Far less prominent in the 'Set America Free' plan is support for hydrogen fuel cell technology. Of the $12 billion, four-year plan, some $2 billion would be allocated to continue fuel cell and hydrogen research. She see plug-in hybrids with their internal combustion engines as a natural pathway to hydrogen fuel cell vehicles.
"It's not that you're going in a completely different direction," she said. "But fuel cell vehicles, if you listen to people [in] the hydrogen industry, you don't hear very encouraging numbers in terms of how quickly they can get these out to market. You're hearing 2030 before you can make a dent. We don't think we can wait until 2030.
"You know, if you look at other markets, we didn't wait until the Intel Centrino chip came out before personal computers hit the market... The enemy of the very good is the excellent. You can't wait for a perfect solution. There are technologies that are good enough now and we need to introduce [them] into the market now. When fuel cells drop in price and they make sense, they'll get into the market too. But frankly, I think that plug-in hybrids are going to be a lot easier to bring them into the market quickly."
Looking to 2025
IAGS and its allied think looked ahead to the year 2025 to determine what the potential impact of their proposal might be. The assumed that all of the cars and light duty trucks on the road by then will be hybrids and half of those will be plug-in hybrids. The net result would be that America's oil imports would drop by eight million barrels a day.
"Today we import 10 million barrels a day and are projected to import almost 20 million barrels by 2025. Also, if all these cars were flexible fuel vehicles, our oil imports would drop by as much as 12 million barrels a day, and this is the low hanging fruit.
Focus on Congress
I asked Korin which presidential candidate she thought would best be able to move the 'Set America Free' energy blueprint forward. She replied that it was her opinion that we need to focus on Congress, instead.
"I think it's Congress that needs to get its hands dirty and work on moving this forward." She wished that both candidates had spoken more directly to the issue of energy security, but when it comes to actually implementing the policies that will make the program happen, that falls of the U.S. Congress. She said that Congressmen from coal states need to sit down with their counterparts from the agriculture states and Michigan and work out a plan to make this happen.
"In general, the members of Congress... care about national security and understand the link between our oil dependence and national security vulnerability. [They] need to put aside their differences on other issues and get together and focus on this and make it happen."
"One of the issues here is that we try to bite off too big of a chunk. It's very hard to make things happen. If we look at the energy bill, it addressed many, many different issues. I think we need to focus on something that addresses both the big and the narrow issue of oil dependence.
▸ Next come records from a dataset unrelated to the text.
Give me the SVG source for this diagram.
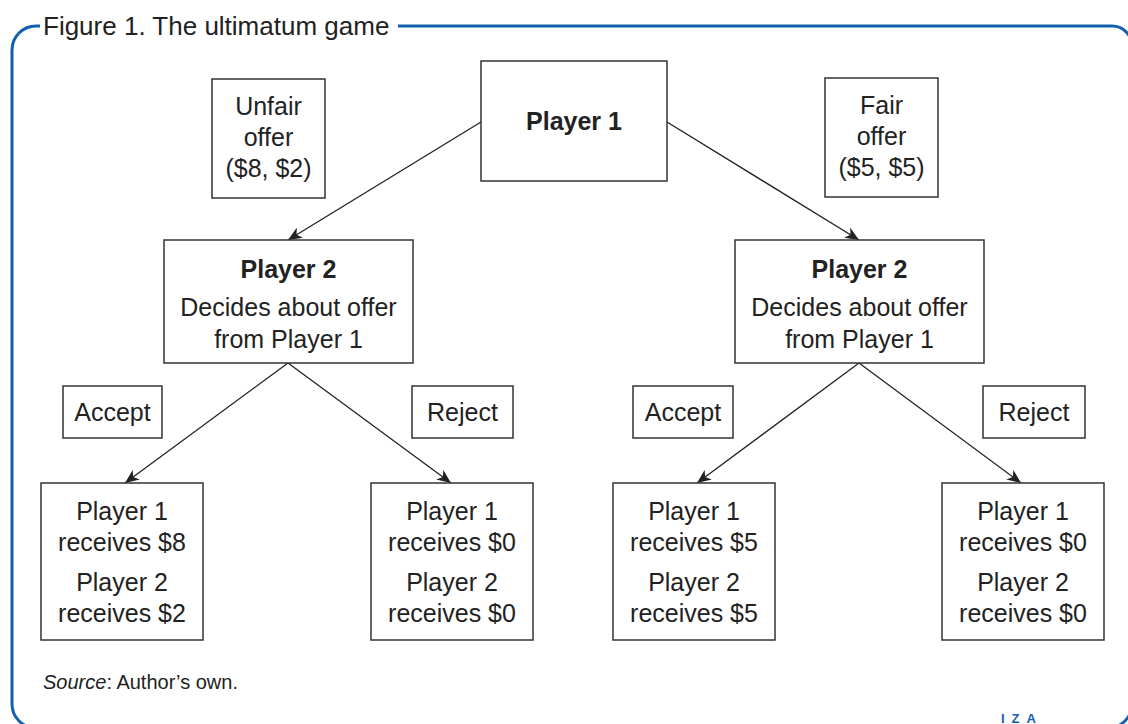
<svg xmlns="http://www.w3.org/2000/svg" width="1128" height="724" viewBox="0 0 1128 724">
<style>
.box{fill:#fff;stroke:#333;stroke-width:1.5}
.t{font-family:"Liberation Sans",Arial,sans-serif;font-size:25px;fill:#222;text-anchor:middle}
.b{font-weight:bold}
.c{stroke:#222;stroke-width:1.3;fill:none}
</style>
<defs>
<marker id="ah" markerUnits="userSpaceOnUse" markerWidth="16" markerHeight="12" refX="14" refY="6" orient="auto">
<path d="M0,0 L14,6 L0,12 L4,6 Z" fill="#222"/>
</marker>
</defs>
<rect width="1128" height="724" fill="#fff"/>
<g id="frame">
<path d="M398 26 H1112 A20 20 0 0 1 1132 46 V704 A24 24 0 0 1 1108 728 H36 A24 24 0 0 1 12 704 V50 A24 24 0 0 1 36 26 H40" fill="none" stroke="#1560ad" stroke-width="3"/>
<text x="43" y="35" font-family="Liberation Sans,Arial,sans-serif" font-size="26" fill="#222">Figure 1. The ultimatum game</text>
</g>
<g id="connectors">
<line class="c" x1="481" y1="122" x2="288" y2="240" marker-end="url(#ah)"/>
<line class="c" x1="667" y1="122" x2="859" y2="240" marker-end="url(#ah)"/>
<line class="c" x1="288" y1="363" x2="125" y2="483" marker-end="url(#ah)"/>
<line class="c" x1="288" y1="363" x2="451" y2="483" marker-end="url(#ah)"/>
<line class="c" x1="859" y1="363" x2="697" y2="483" marker-end="url(#ah)"/>
<line class="c" x1="859" y1="363" x2="1021" y2="483" marker-end="url(#ah)"/>
</g>
<g id="player1">
<rect class="box" x="481" y="61" width="186" height="120"/>
<text class="t b" x="574" y="130">Player 1</text>
</g>
<g id="unfair">
<rect class="box" x="212" y="79" width="113" height="119"/>
<text class="t" x="268.5" y="115">Unfair</text>
<text class="t" x="268.5" y="146">offer</text>
<text class="t" x="268.5" y="177">($8, $2)</text>
</g>
<g id="fair">
<rect class="box" x="825" y="78" width="113" height="119"/>
<text class="t" x="881.5" y="114">Fair</text>
<text class="t" x="881.5" y="145">offer</text>
<text class="t" x="881.5" y="176">($5, $5)</text>
</g>
<g id="player2-left">
<rect class="box" x="164" y="240" width="249" height="123"/>
<text class="t b" x="288.5" y="278">Player 2</text>
<text class="t" x="288.5" y="316">Decides about offer</text>
<text class="t" x="288.5" y="348">from Player 1</text>
</g>
<g id="player2-right">
<rect class="box" x="735" y="240" width="249" height="123"/>
<text class="t b" x="859.5" y="278">Player 2</text>
<text class="t" x="859.5" y="316">Decides about offer</text>
<text class="t" x="859.5" y="348">from Player 1</text>
</g>
<g id="accept-left">
<rect class="box" x="63" y="386" width="99" height="52"/>
<text class="t" x="112.5" y="421">Accept</text>
</g>
<g id="reject-left">
<rect class="box" x="412" y="386" width="101" height="52"/>
<text class="t" x="462.5" y="421">Reject</text>
</g>
<g id="accept-right">
<rect class="box" x="633" y="386" width="100" height="52"/>
<text class="t" x="683" y="421">Accept</text>
</g>
<g id="reject-right">
<rect class="box" x="983" y="386" width="102" height="52"/>
<text class="t" x="1034" y="421">Reject</text>
</g>
<g id="leaf1">
<rect class="box" x="41" y="483" width="162" height="157"/>
<text class="t" x="122" y="520">Player 1</text>
<text class="t" x="122" y="551">receives $8</text>
<text class="t" x="122" y="591">Player 2</text>
<text class="t" x="122" y="622">receives $2</text>
</g>
<g id="leaf2">
<rect class="box" x="371" y="483" width="162" height="157"/>
<text class="t" x="452" y="520">Player 1</text>
<text class="t" x="452" y="551">receives $0</text>
<text class="t" x="452" y="591">Player 2</text>
<text class="t" x="452" y="622">receives $0</text>
</g>
<g id="leaf3">
<rect class="box" x="613" y="483" width="162" height="157"/>
<text class="t" x="694" y="520">Player 1</text>
<text class="t" x="694" y="551">receives $5</text>
<text class="t" x="694" y="591">Player 2</text>
<text class="t" x="694" y="622">receives $5</text>
</g>
<g id="leaf4">
<rect class="box" x="942" y="483" width="162" height="157"/>
<text class="t" x="1023" y="520">Player 1</text>
<text class="t" x="1023" y="551">receives $0</text>
<text class="t" x="1023" y="591">Player 2</text>
<text class="t" x="1023" y="622">receives $0</text>
</g>
<g id="source">
<text x="43" y="689" font-family="Liberation Sans,Arial,sans-serif" font-size="20" fill="#222"><tspan font-style="italic">Source</tspan>: Author’s own.</text>
</g>
<g id="logo">
<text x="1001" y="723" font-family="Liberation Sans,Arial,sans-serif" font-size="13" font-weight="bold" fill="#1560ad" letter-spacing="7">IZA</text>
</g>
</svg>
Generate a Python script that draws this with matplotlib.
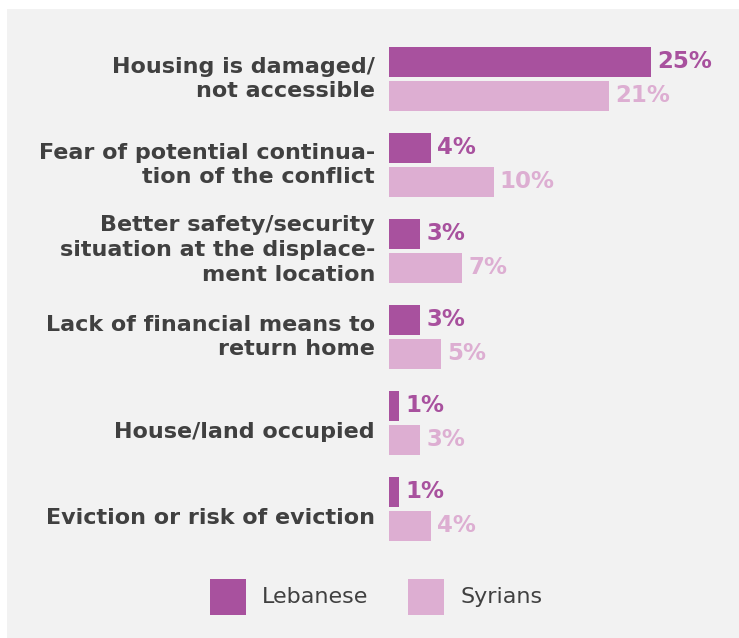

If we do, it will be a lot easier for both parties to agree on that, and I can't say strongly enough how important it is that this be done in a bi-partisan spirit, because I really don't think it's possible to get anything done in the House or the Senate if its not done in a bi-partisan spirit."
In general, the reaction from Congress has been positive, Korin told me. "We're talking about very practical things and very easy to understand measures that can be taken with a measurable effect that you can see... And the national security imperative resonates with everybody."
She admits, though, that "there is a lot more work to be done on that front; and I think that private citizens can play a very important part in raising the profile of this issue and the importance in the eyes of their elected representatives."
While initially conceived of by what Korin calls "national security hawks", the group is now reaching out to include environmental advocates like the NRDC. Former CIA director Jim Woolsey told Korin that the coalition needs to include, "do-gooders, tree huggers and hawks".
"We all need to come together. We all have different priorities, but this plan can address many different priorities of many different groups in a way that can actually get things done, and not in a way of diluting things to the lowest common denominator."